Presidente, dunque la vostra comunità si sente più italiana che argentina.

«Più che comunità parlerei di una vera e propria colonia italo-americana. Sì perché qui abbiamo dato il meglio di noi stessi, della nostra italianità: abbiamo occupato e (continuiamo tutt’ora) a rivestire importanti cariche nell’ambito politico, nell’industria, nel commercio, nella letteratura e anche a livello di ricerca e docenza universitaria. Rosario è metropoli che vanta un milione e duecentomila abitanti circa: di questi, il cinquanta per cento è di origine italiana. Ci siamo integrati abbastanza bene, insomma».

La vostra associazione nasce proprio con l’intento di raggruppare tutti gli italiani sparsi nella città.

«Certamente, oltre che a diffondere la nostra millenaria cultura e a trasmettere ai nostri figli i sentimenti e l’amore verso il tricolore, per tramandare loro i valori umani e cristiani del nostro passato.

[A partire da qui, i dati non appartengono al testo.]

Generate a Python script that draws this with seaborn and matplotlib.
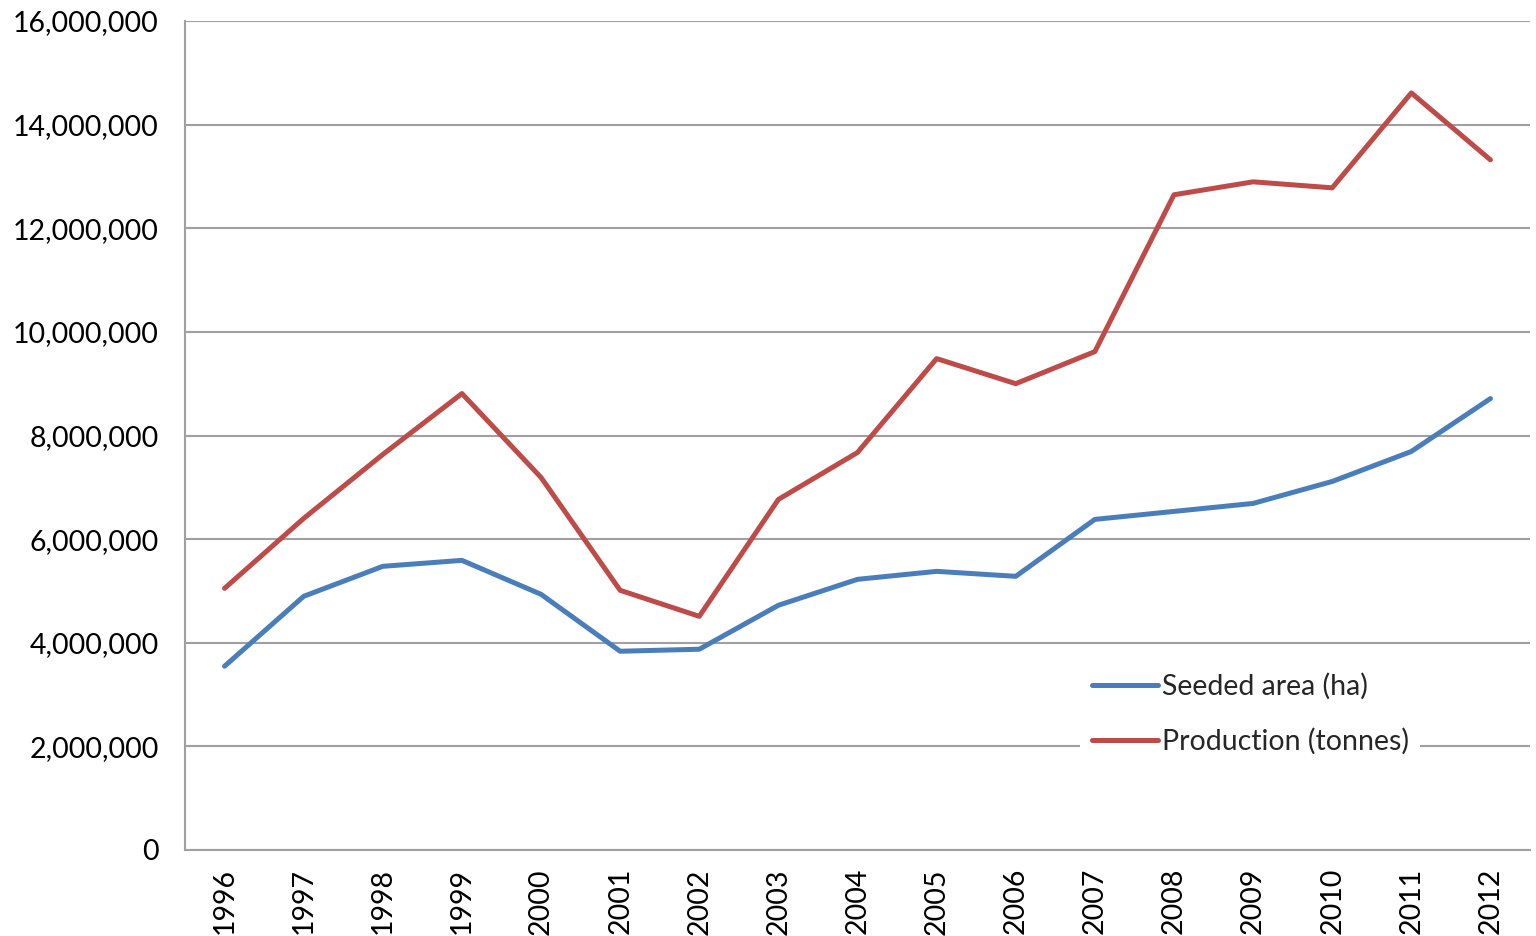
import matplotlib
matplotlib.use("Agg")
import matplotlib.pyplot as plt
import matplotlib.ticker as mticker
import seaborn as sns
import pandas as pd
import numpy as np

years = [str(y) for y in range(1996, 2013)]
seeded_area = [3547000, 4896000, 5475000, 5590000, 4935000, 3836000, 3875000, 4723000,
               5224000, 5378000, 5282000, 6381000, 6535000, 6689000, 7113000, 7692000, 8713000]
production = [5050000, 6400000, 7634000, 8810000, 7190000, 5012000, 4510000, 6766000,
              7672000, 9484000, 9000000, 9619000, 12646000, 12896000, 12780000, 14612000, 13320000]
series_names = ["Seeded area (ha)", "Production (tonnes)"]
colors = ["#4a7ebb", "#be4b48"]

df = pd.DataFrame({
    "idx": list(range(len(years))) * 2,
    "value": seeded_area + production,
    "series": [series_names[0]] * len(years) + [series_names[1]] * len(years),
})

sns.set_theme(style="white")
plt.rcParams["font.family"] = ["Lato", "DejaVu Sans"]

FS = 20.5
LW = 3.6

fig = plt.figure(figsize=(15.36, 9.36), dpi=100)
ax = fig.add_axes([185 / 1536, 1 - 850 / 936, 1345 / 1536, 829 / 936])

sns.lineplot(data=df, x="idx", y="value", hue="series", palette=colors,
             hue_order=series_names, linewidth=LW, ax=ax, legend=True)
for ln in ax.get_lines():
    ln.set_solid_capstyle("round")
    ln.set_solid_joinstyle("round")

grid_c = "#a0a0a0"
ax.set_xlim(-0.5, len(years) - 0.5)
ax.set_ylim(0, 16000000)
ax.yaxis.set_major_locator(mticker.MultipleLocator(2000000))
ax.yaxis.set_major_formatter(mticker.FuncFormatter(lambda v, p: f"{int(v):,}"))
ax.yaxis.grid(True, color=grid_c, linewidth=1.5)
ax.xaxis.grid(False)
ax.set_axisbelow(True)

ax.set_xticks(range(len(years)))
ax.set_xticklabels(years, rotation=90, va="top", ha="center")
ax.set_xticks(np.arange(-0.5, len(years), 1.0), minor=True)
ax.tick_params(axis="x", which="major", length=0, pad=13, labelsize=FS, colors="black")
ax.tick_params(axis="x", which="minor", length=7, width=1.5, color=grid_c, direction="out")
ax.tick_params(axis="y", which="major", length=7, width=1.5, color=grid_c, direction="out",
               pad=12, labelsize=FS, labelcolor="black")
ax.tick_params(axis="x", labelcolor="black")

for s in ["top", "right"]:
    ax.spines[s].set_visible(False)
for s in ["left", "bottom"]:
    ax.spines[s].set_color(grid_c)
    ax.spines[s].set_linewidth(1.5)

ax.set_xlabel("")
ax.set_ylabel("")

handles, labels = ax.get_legend_handles_labels()
for h in handles:
    h.set_linewidth(LW)
    h.set_solid_capstyle("round")
leg = ax.legend(handles, labels, loc="upper left", bbox_to_anchor=(0.6655, 0.228),
                borderaxespad=0, frameon=True, fancybox=False, edgecolor="white",
                facecolor="white", framealpha=1.0, fontsize=FS, handlelength=2.3,
                handletextpad=0.14, labelspacing=1.0, borderpad=0.42)
leg.get_frame().set_linewidth(0)

fig.savefig("out.png", dpi=100)
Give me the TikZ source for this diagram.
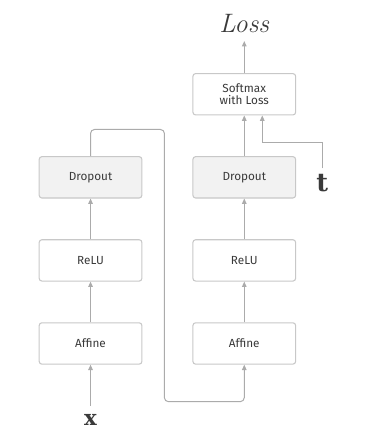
\documentclass[tikz,border=0pt]{standalone}
\usepackage{fontspec}
\setsansfont{Fira Sans}
\newfontfamily\symbolserif{DejaVu Serif}
\usetikzlibrary{arrows.meta, positioning}
\definecolor{linegray}{HTML}{ABABAB}
\definecolor{boxgray}{HTML}{C8C8C8}
\definecolor{dropfill}{HTML}{F2F2F2}
\definecolor{textgray}{HTML}{3A3A3A}
\tikzset{
  layer/.style={rectangle, rounded corners=2pt, minimum width=77pt, minimum height=31pt, align=center, draw=boxgray, line width=0.8pt, fill=white, text=textgray, font=\sffamily\fontsize{8.8}{9.2}\selectfont},
  droplayer/.style={layer, fill=dropfill},
  label/.style={text=textgray, inner sep=2pt},
  arrow/.style={draw=linegray, line width=0.75pt, -{Triangle[length=4pt, width=3.4pt]}}
}
\begin{document}
\begin{tikzpicture}[node distance=30.5pt and 37.5pt]
  \useasboundingbox (0,0) rectangle (291pt,-328.5pt);

  \node (affineA) [layer] at (67.9pt,-257.6pt) {Affine};
  \node (reluA) [layer, above=of affineA] {ReLU};
  \node (dropA) [droplayer, above=of reluA] {Dropout};
  \node (affineB) [layer, right=of affineA] {Affine};
  \node (reluB) [layer, above=of affineB] {ReLU};
  \node (dropB) [droplayer, above=of reluB] {Dropout};
  \node (softmax) [layer, above=of dropB] {Softmax\\with Loss};
  \node (loss) [label, above=28pt of softmax, font=\fontsize{20}{20}\selectfont\itshape] {Loss};
  \node (x) [label, below=35pt of affineA, font=\symbolserif\fontsize{16}{16}\selectfont\bfseries] {x};
  \node (t) [label, right=13pt of dropB, yshift=-4pt, font=\symbolserif\fontsize{19}{19}\selectfont\bfseries] {t};
  \coordinate (turn) at ([xshift=16.5pt, yshift=-27.75pt]affineA.south east);

  \draw [arrow, shorten <=4pt] (x) -- (affineA);
  \draw [arrow] (affineA) -- (reluA);
  \draw [arrow] (reluA) -- (dropA);
  \draw [arrow, rounded corners=3pt] (dropA.north) -- ++(0,20pt) -| (turn) -| (affineB.south);
  \draw [arrow] (affineB) -- (reluB);
  \draw [arrow] (reluB) -- (dropB);
  \draw [arrow] (dropB) -- (softmax);
  \draw [arrow, shorten <=2pt] (t.north) |- ([xshift=13.5pt, yshift=-20pt]softmax.south) -- ([xshift=13.5pt]softmax.south);
  \draw [arrow, shorten >=4pt] (softmax) -- (loss);

\end{tikzpicture}
\end{document}
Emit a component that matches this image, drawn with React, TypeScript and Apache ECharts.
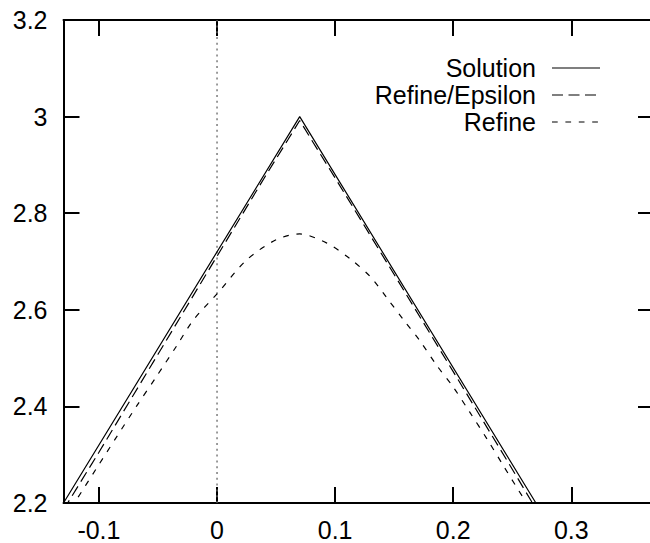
import React, { useEffect, useRef } from "react";
import * as echarts from "echarts";

const xTicks = [-0.1, 0, 0.1, 0.2, 0.3];
const yTicks = [2.2, 2.4, 2.6, 2.8, 3, 3.2];

const seriesNames = ["Solution", "Refine/Epsilon", "Refine"];

const solutionX = [-0.13, 0.07, 0.27];
const solutionY = [2.2, 3.0, 2.2];

const refineEpsX = [-0.13, -0.1, -0.05, 0, 0.04, 0.06, 0.07, 0.08, 0.1, 0.15, 0.2, 0.25, 0.27];
const refineEpsY = [2.186, 2.305, 2.508, 2.711, 2.873, 2.952, 2.992, 2.952, 2.873, 2.673, 2.472, 2.27, 2.188];

const refineX = [-0.13, -0.12, -0.102, -0.085, -0.068, -0.051, -0.034, -0.02, 0, 0.025, 0.05, 0.07, 0.093, 0.113, 0.13, 0.144, 0.158, 0.172, 0.186, 0.2, 0.214, 0.229, 0.243, 0.26, 0.27];
const refineY = [2.166, 2.203, 2.272, 2.337, 2.401, 2.463, 2.526, 2.579, 2.633, 2.703, 2.745, 2.757, 2.738, 2.705, 2.668, 2.624, 2.579, 2.535, 2.485, 2.44, 2.388, 2.331, 2.275, 2.208, 2.17];

const zeroLineY = [2.2, 3.2];

const FONT = "'Liberation Sans', Arial, Helvetica, sans-serif";

const zip = (xs: number[], ys: number[]) => xs.map((x, i) => [x, ys[i]]);

export default function App() {
  const ref = useRef<HTMLDivElement>(null);
  useEffect(() => {
    if (!ref.current) return;
    document.body.style.overflow = "hidden";
    const chart = echarts.init(ref.current, null, { renderer: "svg" });
    const fmt = (v: number) => String(Math.round(v * 10) / 10);
    const axisLine = { show: true, onZero: false, lineStyle: { color: "#000", width: 2 } };
    const tick = (vals: number[]) => ({
      show: true,
      inside: true,
      length: 16,
      lineStyle: { color: "#000", width: 2 },
      customValues: vals,
    });
    const dashes: any[] = ["solid", [11, 5.5], [5.7, 7.7]];
    const legendY = [68, 95, 122];
    const graphic: any[] = [];
    seriesNames.forEach((n, i) => {
      graphic.push({
        type: "text",
        x: 536,
        y: legendY[i],
        style: {
          text: n,
          fill: "#000",
          font: `25px ${FONT}`,
          textAlign: "right",
          textVerticalAlign: "middle",
        },
      });
      graphic.push({
        type: "line",
        shape: { x1: 552, y1: legendY[i], x2: 600, y2: legendY[i] },
        style: { stroke: "#000", lineWidth: 1.2, lineDash: dashes[i] === "solid" ? null : dashes[i] },
      });
    });
    chart.setOption({
      animation: false,
      grid: { left: 63.5, right: 6, top: 20, bottom: 40 },
      xAxis: [
        {
          type: "value",
          min: -0.13,
          max: 0.37,
          position: "bottom",
          axisLine,
          axisTick: tick(xTicks),
          splitLine: { show: false },
          axisLabel: {
            customValues: xTicks,
            formatter: fmt,
            fontSize: 25,
            fontFamily: FONT,
            color: "#000",
            margin: 14,
          },
        },
        {
          type: "value",
          min: -0.13,
          max: 0.37,
          position: "top",
          axisLine,
          axisTick: tick(xTicks),
          splitLine: { show: false },
          axisLabel: { show: false },
        },
      ],
      yAxis: [
        {
          type: "value",
          min: 2.2,
          max: 3.2,
          position: "left",
          axisLine,
          axisTick: tick(yTicks),
          splitLine: { show: false },
          axisLabel: {
            customValues: yTicks,
            formatter: fmt,
            fontSize: 25,
            fontFamily: FONT,
            color: "#000",
            margin: 16,
          },
        },
        {
          type: "value",
          min: 2.2,
          max: 3.2,
          position: "right",
          axisLine,
          axisTick: tick(yTicks),
          splitLine: { show: false },
          axisLabel: { show: false },
        },
      ],
      graphic,
      series: [
        {
          name: "zero",
          type: "line",
          data: zeroLineY.map((y) => [0, y]),
          symbol: "none",
          lineStyle: { color: "#666", width: 1.3, type: [2, 3.8] },
          silent: true,
        },
        {
          name: seriesNames[0],
          type: "line",
          data: zip(solutionX, solutionY),
          symbol: "none",
          clip: true,
          lineStyle: { color: "#000", width: 1.2, type: "solid" },
        },
        {
          name: seriesNames[1],
          type: "line",
          data: zip(refineEpsX, refineEpsY),
          symbol: "none",
          clip: true,
          lineStyle: { color: "#000", width: 1.2, type: dashes[1] },
        },
        {
          name: seriesNames[2],
          type: "line",
          data: zip(refineX, refineY),
          symbol: "none",
          smooth: 0.3,
          clip: true,
          lineStyle: { color: "#000", width: 1.2, type: dashes[2] },
        },
      ],
    });
    return () => chart.dispose();
  }, []);
  return (
    <div style={{ position: "absolute", left: 0, top: 0, width: 650, height: 543, overflow: "hidden", background: "#fff" }}>
      <div ref={ref} style={{ width: 660, height: 543 }} />
    </div>
  );
}
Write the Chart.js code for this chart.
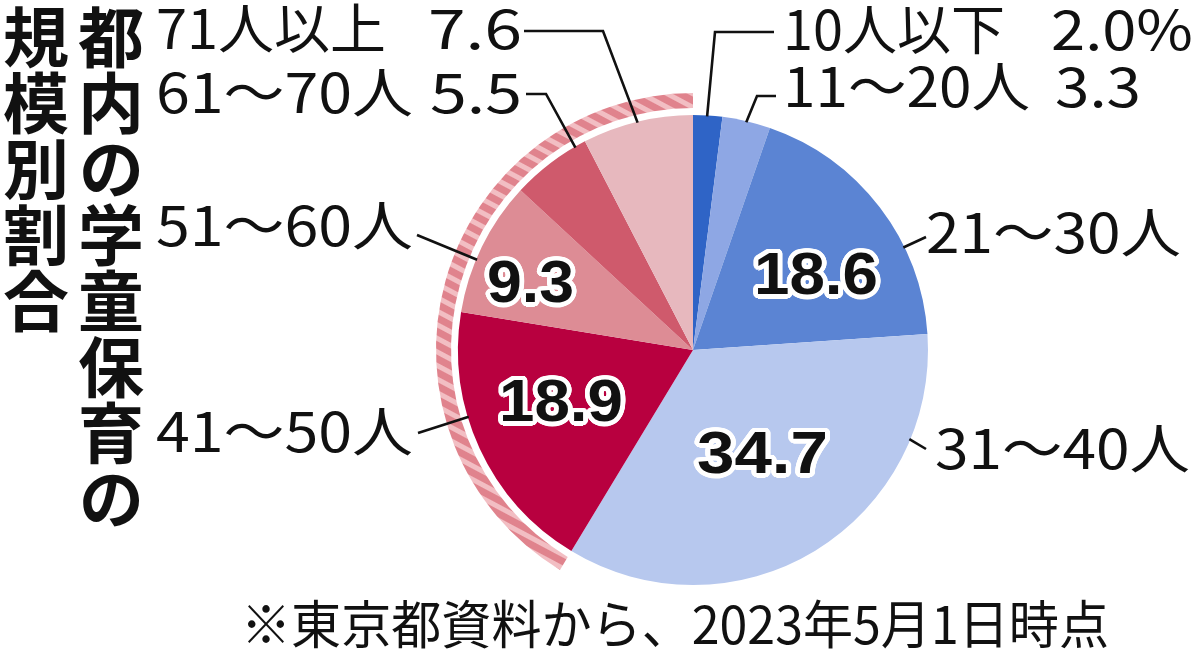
<!DOCTYPE html>
<html><head><meta charset="utf-8">
<script src="https://cdn.jsdelivr.net/npm/chart.js@4.4.0/dist/chart.umd.min.js"></script>
<style>
html,body{margin:0;padding:0;background:#fff;width:1200px;height:662px;overflow:hidden;}
#wrap{position:relative;width:1200px;height:662px;}
#c{position:absolute;left:0;top:0;}
.t{position:absolute;white-space:nowrap;line-height:1;color:#111;font-family:"Noto Sans CJK JP",sans-serif;font-weight:400;transform-origin:0 0;}
.in{position:absolute;white-space:nowrap;line-height:1;color:#111;font-family:"Liberation Sans",Arial,sans-serif;font-weight:700;transform-origin:0 0;}
.v{position:absolute;top:4px;writing-mode:vertical-rl;line-height:1;font-family:"Noto Sans CJK JP",sans-serif;font-weight:700;font-size:66px;color:#111;white-space:nowrap;}
</style>
</head><body>
<div id="wrap"><canvas id="c" width="1200" height="662"></canvas></div>
<script>
// ---- data ----
const categories = ['10人以下','11～20人','21～30人','31～40人','41～50人','51～60人','61～70人','71人以上'];
const shares = [2.0, 3.3, 18.6, 34.7, 18.9, 9.3, 5.5, 7.6];
const shareLabels = ['2.0%','3.3','18.6','34.7','18.9','9.3','5.5','7.6'];
const sliceColors = ['#2F64C6','#8EA7E4','#5B84D3','#B7C8EE','#B8003F','#DD8C95','#CF5A6C','#E7B8BE'];
const highlightFrom = 4; // 41人以上 grouped by the outer striped arc
const titleLines = ['都内の学童保育の','規模別割合'];
const note = '※東京都資料から、2023年5月1日時点';

// ---- derived ring data ----
const sum = a => a.reduce((s, v) => s + v, 0);
const ringData = [sum(shares.slice(0, highlightFrom)), sum(shares.slice(highlightFrom))];

const cv = document.getElementById('c');
const ctx = cv.getContext('2d');
function makeHatch(){
  const c = document.createElement('canvas'); c.width = 12; c.height = 12;
  const g = c.getContext('2d');
  g.fillStyle = '#F2BEC3'; g.fillRect(0,0,12,12);
  g.fillStyle = '#E0838D'; g.fillRect(0,0,12,7);
  const p = ctx.createPattern(c, 'repeat');
  p.setTransform(new DOMMatrix().rotate(28));
  return p;
}
const hatch = makeHatch();

// leader lines: slice index, fraction along slice, fixed label-side points
const leaders = [
  {i:0, f:0.48, pts:[[774,32],[715,32]]},
  {i:1, f:0.50, pts:[[776,96],[757,96]]},
  {i:2, f:0.67, pts:[[926,237]]},
  {i:3, f:0.21, pts:[[926,449]]},
  {i:4, f:0.62, pts:[[418,433]]},
  {i:5, f:0.40, pts:[[417,235]]},
  {i:6, f:0.86, pts:[[526,94],[546,94]]},
  {i:7, f:0.50, pts:[[524,31],[603,31]]}
];
const leaderPlugin = {
  id:'leaders',
  afterDatasetsDraw(chart){
    const meta = chart.getDatasetMeta(2);
    const c = chart.ctx;
    c.save();
    c.strokeStyle = '#111'; c.lineWidth = 2.6; c.lineJoin = 'miter'; c.lineCap = 'butt';
    leaders.forEach(L => {
      const p = meta.data[L.i].getProps(['x','y','startAngle','endAngle','outerRadius'], true);
      const a = p.startAngle + L.f * (p.endAngle - p.startAngle);
      const r = p.outerRadius - 1;
      c.beginPath();
      c.moveTo(L.pts[0][0], L.pts[0][1]);
      for (let k = 1; k < L.pts.length; k++) c.lineTo(L.pts[k][0], L.pts[k][1]);
      c.lineTo(p.x + r * Math.cos(a), p.y + r * Math.sin(a));
      c.stroke();
    });
    c.restore();
  }
};

new Chart(ctx, {
  type: 'doughnut',
  data: {
    labels: categories,
    datasets: [
      {data: ringData, backgroundColor: ['rgba(0,0,0,0)', hatch], weight: 15, borderWidth: 0, hoverOffset: 0},
      {data: [1], backgroundColor: ['rgba(0,0,0,0)'], weight: 7, borderWidth: 0, hoverOffset: 0},
      {data: shares, backgroundColor: sliceColors, weight: 235, borderWidth: 0, hoverOffset: 0}
    ]
  },
  options: {
    responsive: false, animation: false, events: [],
    cutout: 0, radius: 257,
    layout: {padding: {left: 436, right: 250, top: 93, bottom: 55}},
    elements: {arc: {borderWidth: 0, hoverOffset: 0, offset: 0}},
    plugins: {legend: {display: false}, tooltip: {enabled: false}, title: {display: false}}
  },
  plugins: [leaderPlugin]
});

// ---- text ----
const wrap = document.getElementById('wrap');
function addText(cls, text, x, w, cy, fs, vc){
  const d = document.createElement('div');
  d.className = cls; d.textContent = text; d.style.fontSize = fs + 'px';
  d.style.left = x + 'px'; d.style.top = (cy - vc * fs) + 'px';
  wrap.appendChild(d);
  const bw = d.getBoundingClientRect().width;
  if (bw > 0) d.style.transform = 'scaleX(' + (w / bw) + ')';
  return d;
}
// title columns (vertical)
[[78, titleLines[0]], [3, titleLines[1]]].forEach(([x, s]) => {
  const d = document.createElement('div'); d.className = 'v'; d.textContent = s; d.style.left = x + 'px'; wrap.appendChild(d);
});
const FS = 54, VC = 0.57;
const outer = [
  [categories[7], 156, 230, 30], [shareLabels[7], 428, 94, 30],
  [categories[6], 156, 257, 94], [shareLabels[6], 430, 92, 94],
  [categories[5], 156, 257, 227],
  [categories[4], 156, 257, 433],
  [categories[0], 783, 222, 31], [shareLabels[0], 1051, 142, 31],
  [categories[1], 783, 247, 88], [shareLabels[1], 1055, 86, 88],
  [categories[2], 926, 255, 234],
  [categories[3], 935, 255, 450]
];
outer.forEach(o => addText('t', o[0], o[1], o[2], o[3], FS, VC));
addText('t', note, 241, 868, 626, 52, VC);

// inner value labels with white halo
let sh = [];
for (let k = 0; k < 24; k++) { const a = k / 24 * Math.PI * 2; sh.push((4.5*Math.cos(a)).toFixed(2)+'px '+(4.5*Math.sin(a)).toFixed(2)+'px 0 #fff'); }
const inner = [[shareLabels[2], 754, 124, 273], [shareLabels[3], 697, 131, 452], [shareLabels[4], 499, 124, 400], [shareLabels[5], 487, 87, 281]];
inner.forEach(o => { const d = addText('in', o[0], o[1], o[2], o[3], 60, 0.49); d.style.textShadow = sh.join(','); });
</script>
</body></html>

Questo è ciò che rende unici noi italiani: l’amor patrio. Che azzera ogni differenza con i migranti provenienti da altre province italiane e che qui hanno formato diverse federazioni regionali».

La Repubblica Argentina era nominata “il granaio del mondo” per la capacità di produrre grani di qualità che esportava poi al mondo, grazie ad un terreno fertile, ad un’attrezzatura all’avanguardia e a mano d’opera specializzata.

«Il governo però non ha saputo sfruttare tutto questo, approfittando dei momenti d’abbondanza e investendo nell’agricoltura. È mancato il perseguimento di una politica economica seria, che conducesse l’economia del paese verso la crescita, come in passato. Finita invece nelle mani di stolti funzionari, ignoranti e corrotti. Oggi siamo messi male dunque sul piano economico: il flusso migratorio dall’Italia è cessato oramai da qualche tempo. C’è molta disoccupazione, molto scoraggiamento, soprattutto tra i più giovani che si spostano altrove, verso i Paesi del nord, storicamente più industrializzati. Insomma, cambia tutto per non cambiare nulla. E la storia si ripete».